The biggest boat? That’s easy:
In October, David and I took our first cruise. We boarded Royal Caribbean’s Enchantment of the Seas in Baltimore for a 6-night cruise to Bermuda to celebrate our first anniversary. Neither of us was sure how we’d like it, but after we got our sea legs, which is a real thing, it was pretty great.
I think the smallest plane I’ve ever been on was in law school. I was an Admissions Ambassador, so I got to travel to different places, usually undergraduate universities, for education fairs where I would talk about how awesome my school was and why you should totally come here.
I had been dying to go to Boston for a long time, so I asked the dean in charge of the trips if she’d save that one for me, and she did. I flew out of JFK on a puddle jumper. We had to walk out on the tarmac and climb the ladder, because I don’t think it was even tall enough to reach the gate. I’m not a great flyer, and take-offs are the scariest for me. Of course, take-offs in little planes are even worse, usually, and it was raining, so I wasn’t that excited. I just buckled in, leaned back, closed my eyes, and hoped for the best. Luckily, it’s a very quick flight from New York City to Boston.

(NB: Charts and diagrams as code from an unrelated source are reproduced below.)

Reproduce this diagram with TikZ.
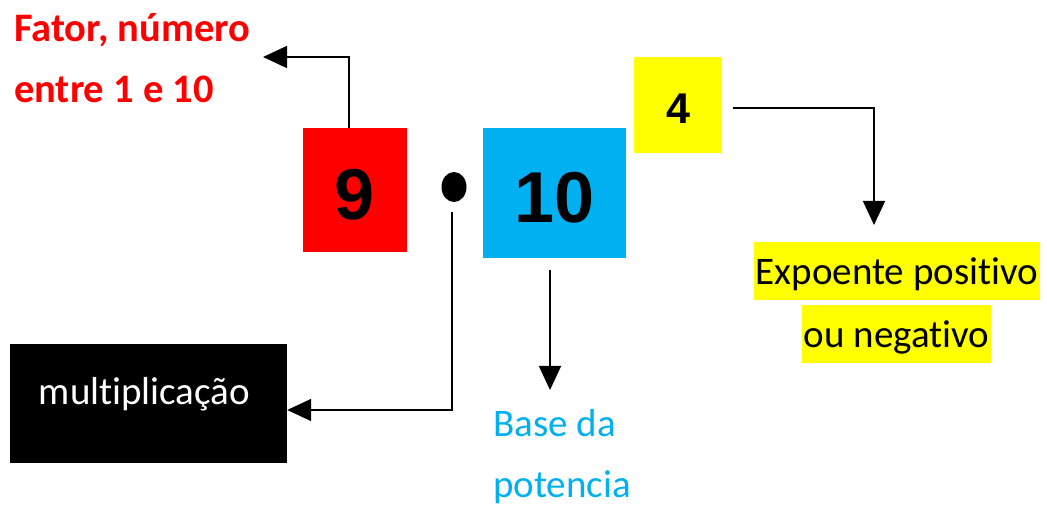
\documentclass[tikz,border=0pt]{standalone}
\usepackage{fontspec}
\setmainfont{Carlito}[Ligatures=NoCommon]
\newfontfamily\numfont{Liberation Sans}
\usetikzlibrary{arrows.meta,shapes.geometric}
\definecolor{cred}{HTML}{FF0000}
\definecolor{cblue}{HTML}{00B0F0}
\definecolor{cyellow}{HTML}{FFFF00}
\tikzset{
  numbox/.style={rectangle, inner sep=0pt, text=black,
    font=\numfont\bfseries\fontsize{72}{72}\selectfont,
    text height=58.5pt, text depth=0pt},
  smallnumbox/.style={numbox, font=\numfont\bfseries\fontsize{43}{43}\selectfont,
    text height=37.8pt},
  label text/.style={font=\fontsize{39}{61}\selectfont, inner sep=0pt, align=left},
  hilite/.style={fill=cyellow, font=\fontsize{39}{61}\selectfont, inner xsep=2pt,
    inner ysep=0pt, text height=43pt, text depth=15pt},
  conn/.style={draw=black, line width=1.6pt, -{Triangle[length=24pt,width=22pt]}},
}
\begin{document}
\begin{tikzpicture}[x=1pt,y=1pt]
\useasboundingbox (0,0) rectangle (1047,508);
\fill[white] (0,0) rectangle (1047,508);

% boxes
\node[numbox, fill=cred, minimum width=104pt, minimum height=124pt] (nine) at (355,318) {9};
\node[numbox, fill=cblue, minimum width=143pt, minimum height=130pt] (ten) at (554.5,315) {10};
\node[smallnumbox, fill=cyellow, minimum width=88pt, minimum height=96pt] (four) at (678,403) {4};
\node[ellipse, fill=black, inner sep=0pt, minimum width=25pt, minimum height=30pt] (dot) at (454,321) {};
\node[rectangle, fill=black, text=white, font=\fontsize{39}{39}\selectfont, inner sep=0pt,
  minimum width=277pt, minimum height=119pt, text height=10pt, text depth=7pt] (mult) at (148.5,104.5) {\hspace*{-8pt}multiplicação};

% labels (base anchor of a multi-line node = baseline of its last line)
\node[label text, text=cred, font=\bfseries\fontsize{40.5}{61}\selectfont, anchor=base west] (fator) at (14,405) {Fator, número\\entre 1 e 10};
\node[label text, text=cblue, anchor=base west] (base) at (493,10) {Base da\\potencia};
\node[hilite, anchor=base] (exp1) at (897,223) {Expoente positivo};
\node[hilite, anchor=base] (exp2) at (896.5,160) {ou negativo};

% free ends
\coordinate (fatortip) at (263,451);
\coordinate (basetip) at (550,118);
\coordinate (exptip) at (874,283);

% connectors
\draw[conn] ([xshift=-6pt]nine.north) |- (fatortip);
\draw[conn] ([xshift=-2pt,yshift=-10pt]dot.south) |- ([yshift=-6.5pt]mult.east);
\draw[conn] ([xshift=-4.5pt,yshift=-12pt]ten.south) -- (basetip);
\draw[conn] ([xshift=11pt,yshift=-3pt]four.east) -| (exptip);
\end{tikzpicture}
\end{document}
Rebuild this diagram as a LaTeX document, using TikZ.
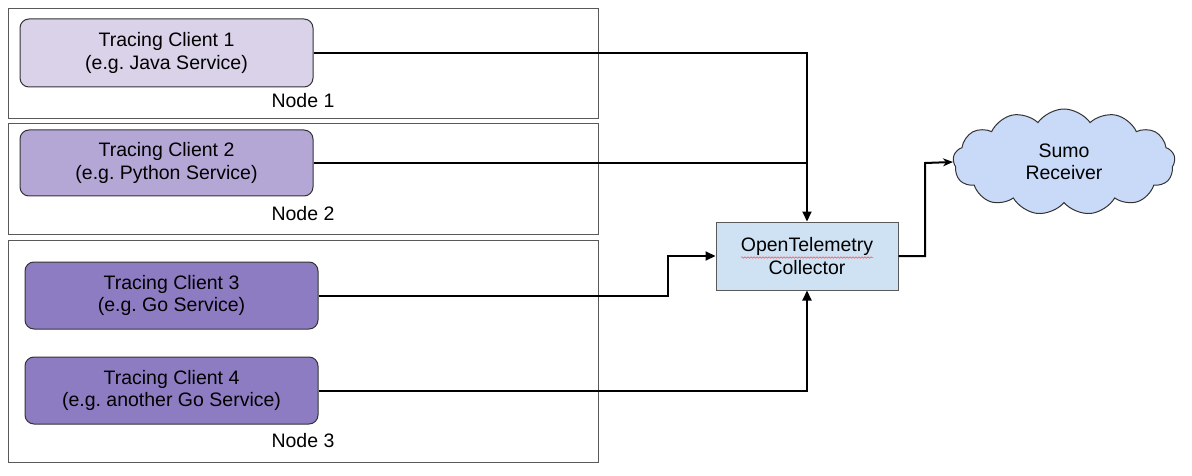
\documentclass[tikz,border=0pt]{standalone}
\usepackage{fontspec}
\setmainfont{Liberation Sans}
\usetikzlibrary{shapes.symbols,arrows.meta,decorations.pathmorphing}
\definecolor{c1}{HTML}{D9D2E9}
\definecolor{c2}{HTML}{B4A7D6}
\definecolor{c3}{HTML}{8E7CC3}
\definecolor{coll}{HTML}{CFE2F3}
\definecolor{cloudc}{HTML}{C9DAF8}
\definecolor{frame}{HTML}{595959}
\tikzset{
  hostbox/.style={draw=frame, line width=1pt},
  client/.style={draw=black!80, line width=1pt, rounded corners=9pt, align=center, inner sep=0pt},
  lbl/.style={font=\fontsize{19.5}{22.5}\selectfont\frenchspacing, align=center},
  wire/.style={line width=2pt},
  conn/.style={wire, -{Triangle[length=10pt,width=9pt]}},
}
\begin{document}
\begin{tikzpicture}[x=1pt,y=-1pt]
\useasboundingbox (0,0) rectangle (1192,476);
% host boxes
\draw[hostbox] (8,9) rectangle (598,119);
\draw[hostbox] (8,124) rectangle (598,234);
\draw[hostbox] (8,240) rectangle (598,462);
\node[lbl] (n1) at (303,101) {Node 1};
\node[lbl] (n2) at (303,214) {Node 2};
\node[lbl] (n3) at (303,441) {Node 3};
% clients
\node[client, fill=c1, minimum width=293pt, minimum height=68pt, lbl] (t1) at (166.5,53) {Tracing Client 1\\(e.g. Java Service)};
\node[client, fill=c2, minimum width=293pt, minimum height=66pt, lbl] (t2) at (166.5,163) {Tracing Client 2\\(e.g. Python Service)};
\node[client, fill=c3, minimum width=293pt, minimum height=67pt, lbl] (t3) at (171.5,295.5) {Tracing Client 3\\(e.g. Go Service)};
\node[client, fill=c3, minimum width=293pt, minimum height=67pt, lbl] (t4) at (171.5,390.5) {Tracing Client 4\\(e.g. another Go Service)};
% collector
\node[draw=frame, line width=1pt, fill=coll, minimum width=182pt, minimum height=68pt, inner sep=0pt, lbl] (col) at (807,256) {OpenTelemetry\\Collector};
\draw[red!70, line width=0.5pt, decorate, decoration={snake, amplitude=0.8pt, segment length=3pt}] (741,257.5) -- (873,257.5);
% cloud
\node[cloud, cloud puffs=13, cloud puff arc=110, aspect=2.1, draw=black!80, line width=1pt, fill=cloudc, minimum width=222pt, minimum height=106pt, inner sep=0pt, lbl] (rcv) at (1064,162) {Sumo\\Receiver};
% connectors
\coordinate (j1) at (807,53);
\coordinate (j2) at (807,163);
\draw[conn] (t1.east) -- (j1) -- (col.north);
\draw[wire] (t2.east) -- (j2);
\draw[conn] (t3.east) -- (668,295.5) -- (668,256) -- (col.west);
\draw[conn] (t4.east) -- (807,390.5) -- (col.south);
\draw[wire, -{Stealth[length=10pt,width=8pt]}] (col.east) -- (925,256) -- (925,163) -- (rcv.west);
\end{tikzpicture}
\end{document}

The most interesting train is the one we took from Chicago to Seattle in late August 2010. When I made my 101 in 1001 list, one of the list items was “take a train somewhere far enough away that I have to book a sleeper car.” And that’s just what we did. We booked a two-person sleeper on the Empire Builder (are you kidding me with that name?) and flew to Chicago to start our adventure.

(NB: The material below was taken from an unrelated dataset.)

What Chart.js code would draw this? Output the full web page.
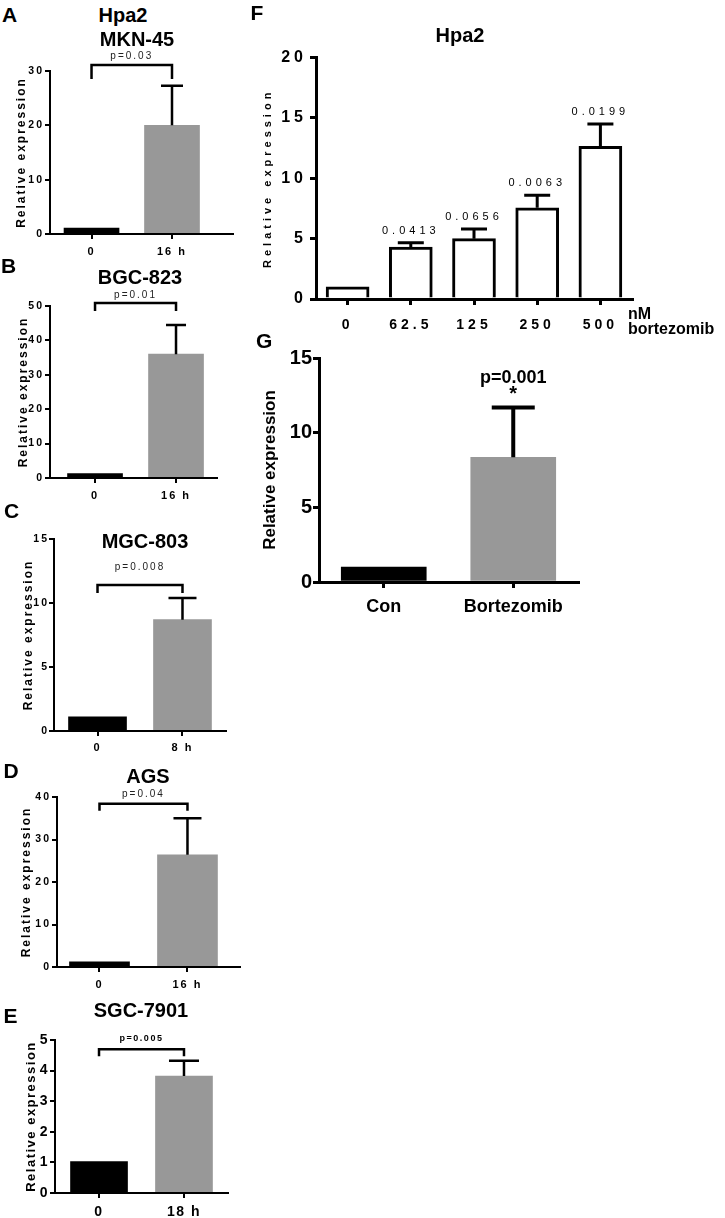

The trip was amazing. We left at around 2:30 in the afternoon on Wednesday and arrived in Seattle at around 9:00 Friday morning. Along the way, we crossed the Mississippi (which is mighty, but starts in Minnesota at a place that you can walk across with five steps down, as you may have heard), crossed North Dakota, the mythical land of my birth (and a place I left before I was old enough to make memories), saw tons of horses in Montana, and unbelievable scenery in the Cascades.
I would do another trip like that in a heartbeat. It’s an unbeatable way to see some of the best parts of the country.